**What you will do:**
Exactly as written, quote every line that follows, skipping the images.

**Dataset extract:**
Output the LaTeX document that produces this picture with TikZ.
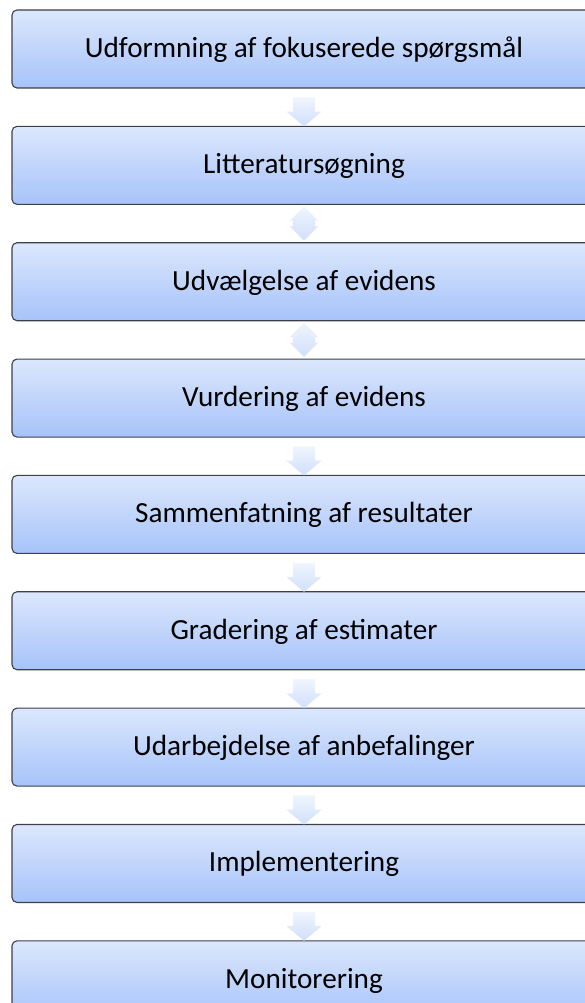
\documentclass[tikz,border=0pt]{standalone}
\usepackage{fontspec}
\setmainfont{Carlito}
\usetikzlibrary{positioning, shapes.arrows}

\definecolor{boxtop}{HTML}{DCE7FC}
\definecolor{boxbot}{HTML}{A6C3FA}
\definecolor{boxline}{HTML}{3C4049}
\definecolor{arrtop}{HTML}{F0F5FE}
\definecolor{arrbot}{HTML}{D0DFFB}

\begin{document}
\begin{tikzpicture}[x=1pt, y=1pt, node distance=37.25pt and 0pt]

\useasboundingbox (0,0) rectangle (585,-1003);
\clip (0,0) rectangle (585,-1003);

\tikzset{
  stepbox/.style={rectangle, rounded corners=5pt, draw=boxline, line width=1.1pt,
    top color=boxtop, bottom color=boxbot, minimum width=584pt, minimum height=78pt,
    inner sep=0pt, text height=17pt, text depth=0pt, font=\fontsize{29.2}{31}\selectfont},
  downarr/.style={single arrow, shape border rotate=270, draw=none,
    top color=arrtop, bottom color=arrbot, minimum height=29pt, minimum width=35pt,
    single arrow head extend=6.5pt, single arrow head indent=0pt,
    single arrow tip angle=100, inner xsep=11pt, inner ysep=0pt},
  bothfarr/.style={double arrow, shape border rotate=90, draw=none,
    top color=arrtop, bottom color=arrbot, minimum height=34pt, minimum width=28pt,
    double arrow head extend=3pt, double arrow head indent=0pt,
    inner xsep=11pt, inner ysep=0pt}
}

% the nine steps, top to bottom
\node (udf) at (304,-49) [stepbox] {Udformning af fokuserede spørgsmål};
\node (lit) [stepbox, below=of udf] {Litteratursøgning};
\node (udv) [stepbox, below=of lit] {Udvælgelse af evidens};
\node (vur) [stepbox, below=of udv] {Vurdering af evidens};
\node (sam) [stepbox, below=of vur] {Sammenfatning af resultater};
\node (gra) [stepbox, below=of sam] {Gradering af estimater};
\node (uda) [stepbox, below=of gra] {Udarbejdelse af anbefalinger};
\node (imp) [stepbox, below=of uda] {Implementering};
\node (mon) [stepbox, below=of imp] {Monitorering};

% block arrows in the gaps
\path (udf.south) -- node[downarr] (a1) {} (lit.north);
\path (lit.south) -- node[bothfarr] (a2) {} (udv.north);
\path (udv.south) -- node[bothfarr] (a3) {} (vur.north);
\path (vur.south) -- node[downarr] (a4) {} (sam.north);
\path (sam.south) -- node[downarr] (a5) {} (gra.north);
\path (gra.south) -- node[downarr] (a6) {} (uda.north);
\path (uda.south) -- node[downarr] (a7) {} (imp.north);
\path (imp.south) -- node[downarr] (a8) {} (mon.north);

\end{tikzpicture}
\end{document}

**Task solution:**
Output the LaTeX document that produces this picture with TikZ.
\documentclass[tikz,border=0pt]{standalone}
\usepackage{fontspec}
\setmainfont{Carlito}
\usetikzlibrary{positioning, shapes.arrows}

\definecolor{boxtop}{HTML}{DCE7FC}
\definecolor{boxbot}{HTML}{A6C3FA}
\definecolor{boxline}{HTML}{3C4049}
\definecolor{arrtop}{HTML}{F0F5FE}
\definecolor{arrbot}{HTML}{D0DFFB}

\begin{document}
\begin{tikzpicture}[x=1pt, y=1pt, node distance=37.25pt and 0pt]

\useasboundingbox (0,0) rectangle (585,-1003);
\clip (0,0) rectangle (585,-1003);

\tikzset{
  stepbox/.style={rectangle, rounded corners=5pt, draw=boxline, line width=1.1pt,
    top color=boxtop, bottom color=boxbot, minimum width=584pt, minimum height=78pt,
    inner sep=0pt, text height=17pt, text depth=0pt, font=\fontsize{29.2}{31}\selectfont},
  downarr/.style={single arrow, shape border rotate=270, draw=none,
    top color=arrtop, bottom color=arrbot, minimum height=29pt, minimum width=35pt,
    single arrow head extend=6.5pt, single arrow head indent=0pt,
    single arrow tip angle=100, inner xsep=11pt, inner ysep=0pt},
  bothfarr/.style={double arrow, shape border rotate=90, draw=none,
    top color=arrtop, bottom color=arrbot, minimum height=34pt, minimum width=28pt,
    double arrow head extend=3pt, double arrow head indent=0pt,
    inner xsep=11pt, inner ysep=0pt}
}

% the nine steps, top to bottom
\node (udf) at (304,-49) [stepbox] {Udformning af fokuserede spørgsmål};
\node (lit) [stepbox, below=of udf] {Litteratursøgning};
\node (udv) [stepbox, below=of lit] {Udvælgelse af evidens};
\node (vur) [stepbox, below=of udv] {Vurdering af evidens};
\node (sam) [stepbox, below=of vur] {Sammenfatning af resultater};
\node (gra) [stepbox, below=of sam] {Gradering af estimater};
\node (uda) [stepbox, below=of gra] {Udarbejdelse af anbefalinger};
\node (imp) [stepbox, below=of uda] {Implementering};
\node (mon) [stepbox, below=of imp] {Monitorering};

% block arrows in the gaps
\path (udf.south) -- node[downarr] (a1) {} (lit.north);
\path (lit.south) -- node[bothfarr] (a2) {} (udv.north);
\path (udv.south) -- node[bothfarr] (a3) {} (vur.north);
\path (vur.south) -- node[downarr] (a4) {} (sam.north);
\path (sam.south) -- node[downarr] (a5) {} (gra.north);
\path (gra.south) -- node[downarr] (a6) {} (uda.north);
\path (uda.south) -- node[downarr] (a7) {} (imp.north);
\path (imp.south) -- node[downarr] (a8) {} (mon.north);

\end{tikzpicture}
\end{document}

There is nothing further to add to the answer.